CU Cancer Center member Neil Box, PhD, is on a quest to decrease the deadly effects of melanoma.
His Sun Bus is a fixture at many of Colorado’s biggest summer festivals, offering free skin cancer screenings and education, sun-safety products such as hats, shirts, and sunscreen, and cutting-edge technology that measures hidden sun damage. And thanks to a new grant from the Prevent Cancer Foundation, Box — an associate professor of dermatology in the University of Colorado School of Medicine — will conduct new research on the causes and predictors of the deadly skin cancer.
“We know that sun exposure creates risks of melanoma, but it’s really hard to get at someone’s history of sun exposure because melanoma patients have recall bias,” Box says. “They over-remember the number of sunburns or excessive sun exposures they’ve had in the past because they get the shock of a melanoma diagnosis and they unintentionally misreport. Melanoma is such a big deal that it makes patients say, ‘I must have had heaps of sun exposure when I was a kid, because I got melanoma.'”
To get more accurate data, Box worked with Lori Crane, PhD, MPH, in the CU School of Public Health to conduct a longstanding, longitudinal study of mole development in kids. The researchers followed a group of 1,150 young people over more than 10 years to see how sun exposure contributed to mole development, and therefore, risk of melanoma.
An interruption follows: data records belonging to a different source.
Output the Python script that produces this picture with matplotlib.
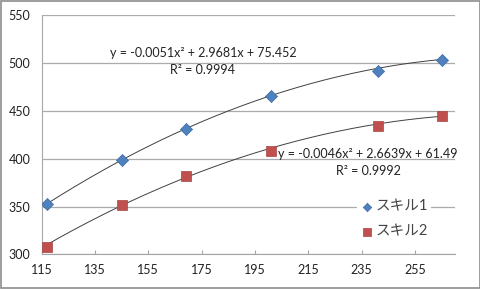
import numpy as np
import matplotlib
matplotlib.use("Agg")
import matplotlib.pyplot as plt
from matplotlib.patches import Rectangle

plt.rcParams['font.family'] = ['Lato', 'Noto Sans CJK JP', 'DejaVu Sans']

x = [117, 145, 169, 201, 241, 265]
skill1 = [352.5, 399, 431, 465.5, 491.5, 503.5]
skill2 = [308, 352, 382, 408.5, 434.5, 444.5]
labels = ["スキル1", "スキル2"]
coef1 = [-0.0051, 2.9681, 75.452]
coef2 = [-0.0046, 2.6639, 61.49]
eq1 = "y = -0.0051x² + 2.9681x + 75.452\nR² = 0.9994"
eq2 = "y = -0.0046x² + 2.6639x + 61.49\nR² = 0.9992"
xticks = [115, 135, 155, 175, 195, 215, 235, 255]
yticks = [300, 350, 400, 450, 500, 550]

fig = plt.figure(figsize=(4.81, 2.89), dpi=100)
ax = fig.add_axes([0.0867, 0.120, 0.859, 0.827])

xs = np.linspace(min(x), max(x), 200)
ax.plot(xs, np.polyval(coef1, xs), color="#404040", lw=0.7, zorder=2)
ax.plot(xs, np.polyval(coef2, xs), color="#404040", lw=0.7, zorder=2)
ax.scatter(x, skill1, marker="D", s=38, color="#4F81BD", edgecolor="#3A6BA5", lw=0.5,
           label=labels[0], zorder=3)
ax.scatter(x, skill2, marker="s", s=60, color="#C0504D", edgecolor="#A84542", lw=0.5,
           label=labels[1], zorder=3)

ax.set_xlim(115, 270)
ax.set_ylim(300, 550)
ax.set_xticks(xticks)
ax.set_yticks(yticks)
ax.grid(axis="y", color="#ABABAB", lw=0.9)
ax.set_axisbelow(True)
for s in ["top", "right"]:
    ax.spines[s].set_visible(False)
for s in ["left", "bottom"]:
    ax.spines[s].set_color("#A6A6A6")
ax.tick_params(axis="y", length=0, labelsize=9, pad=8, labelcolor="#222222")
ax.tick_params(axis="x", direction="in", length=3, color="#A6A6A6", labelsize=9,
               pad=7, labelcolor="#222222")

ax.text(175.5, 501.5, eq1, ha="center", va="center", fontsize=9, linespacing=1.45,
        color="#222222")
ax.text(237.4, 395.8, eq2, ha="center", va="center", fontsize=9, linespacing=1.45,
        color="#222222")

leg = ax.legend(loc="center left", bbox_to_anchor=(0.745, 0.148), frameon=True,
                fontsize=10.5, handletextpad=0.1, borderpad=0.2, labelspacing=0.75,
                handlelength=1.0, markerscale=0.7)
leg.get_frame().set_edgecolor("none")
leg.get_frame().set_facecolor("white")
leg.get_frame().set_alpha(1)
for t in leg.get_texts():
    t.set_color("#444444")

fig.patches.append(Rectangle((0.002, 0.003), 0.995, 0.993, transform=fig.transFigure,
                             fill=False, edgecolor="#8C8C8C", lw=1.2))

fig.savefig("out.png", dpi=100)
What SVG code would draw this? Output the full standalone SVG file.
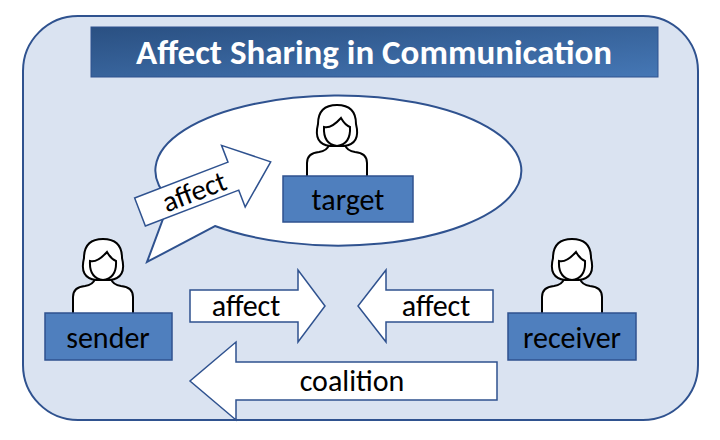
<svg xmlns="http://www.w3.org/2000/svg" width="720" height="440" viewBox="0 0 720 440">
<defs>
<linearGradient id="tg" x1="0" y1="0" x2="1" y2="1"><stop offset="0" stop-color="#2a5082"/><stop offset="1" stop-color="#4577b5"/></linearGradient>
<g id="person" fill="#fff" stroke="#000" stroke-width="2">
<path d="M-30,48 V30 Q-30,20 -18,19 Q-10,18 -8,12 H8 Q10,18 18,19 Q30,20 30,30 V48"/>
<path d="M-7,13 Q-24,11 -19,-9 Q-19,-28 0,-28 Q19,-28 19,-9 Q24,11 7,13 Z"/>
<path d="M-13,-6 Q-6,-4 4,-15 Q8,-8 13,-6 Q14,11 0,13 Q-14,11 -13,-6 Z"/>
</g>
</defs>
<style>
text{font-family:Calibri,"Open Sans","Liberation Sans",sans-serif;}
.box{fill:#4f7fbe;stroke:#2f528f;stroke-width:1.5}
.lbl{font-size:30px;fill:#000;text-anchor:middle}
.arr{fill:#fff;stroke:#2f528f;stroke-width:1.5}
</style>
<rect x="23" y="16" width="675" height="404" rx="55" fill="#dae3f1" stroke="#2f528f" stroke-width="2"/>
<rect x="91" y="27" width="567" height="50" fill="url(#tg)" stroke="#2f528f"/>
<text x="374" y="64" font-size="35" font-weight="bold" fill="#fff" text-anchor="middle">Affect Sharing in Communication</text>
<g id="bubble">
<path d="M170,200 A183,75 0 1 1 215,226 L147,262 Z" fill="#fff" stroke="#2f528f" stroke-width="2"/>
</g>
<g id="connectors">
<g transform="translate(140,212) rotate(-21)">
<path class="arr" d="M0,-15 H100 V-33 L140,0 L100,33 V15 H0 Z"/>
<text x="58" y="10" font-size="29" text-anchor="middle">affect</text>
</g>
<path class="arr" d="M190,290 H298 V270 L325,306 L298,342 V322 H190 Z"/>
<text x="246" y="316" class="lbl">affect</text>
<path class="arr" d="M493,290 H386 V270 L358,306 L386,342 V322 H493 Z"/>
<text x="436" y="316" class="lbl">affect</text>
<path class="arr" d="M497,362 H236 V342 L190,381 L236,420 V400 H497 Z"/>
<text x="352" y="391" class="lbl">coalition</text>
</g>
<g id="target">
<use href="#person" x="337" y="133"/>
<rect class="box" x="283" y="176" width="130" height="46"/>
<text x="348" y="210" class="lbl">target</text>
</g>
<g id="sender">
<use href="#person" x="103" y="267"/>
<rect class="box" x="45" y="313" width="127" height="47"/>
<text x="108" y="348" class="lbl">sender</text>
</g>
<g id="receiver">
<use href="#person" x="572" y="267"/>
<rect class="box" x="508" y="313" width="128" height="47"/>
<text x="572" y="348" class="lbl">receiver</text>
</g>
</svg>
“Moles may be a biomarker for risk in later life,” Box says. “If you have a lot of moles, you have a much higher risk of melanoma. High childhood sun exposures induce the highest levels of moles in children.”
With the grant from the Prevent Cancer Foundation, Box, Crane, and their collaborators will do further follow-up work with the study participants to determine the results of their early sun exposure. Using a specialized camera that shines polarized wavelengths of light on the face to reveal hidden sun damage, as well as a process called skin surface microtopography, in which researchers take a silicone cast of the back of the hand to investigate the presence of lines and pores, they hope to develop even more sophisticated measures of sun damage.
“It will be important in looking at some new measures of sun damage on the skin,” Box says. “We can start to understand the relationship between number of sunburns and sun damage as it appears on the skin, and by understanding that we’ll be another step closer to actually using sun damage measures in melanoma studies directly.”
Currently, Box says, melanoma prevention and screening is based on generic sun safety recommendations, with additional cautions for those with fair or red hair color, fair skin color or freckling; those who report a history of excessive sun exposure; and patients with a history of melanoma. In his new study, he plans to explore how certain genetic markers and quantifiable sun damage measures can also be used as tools to evaluate risk of the disease.
“You would think, based on genetics, that some people might need less exposure to hit some kind of melanoma threshold,” he says. “Someone who gets melanoma in their 30s probably has some elevated genetic predisposition. But somebody who gets melanoma in their 50s or 60s — which are the decades when most melanomas appear — that could be due to sun exposures that happened 40 or 50 years ago.”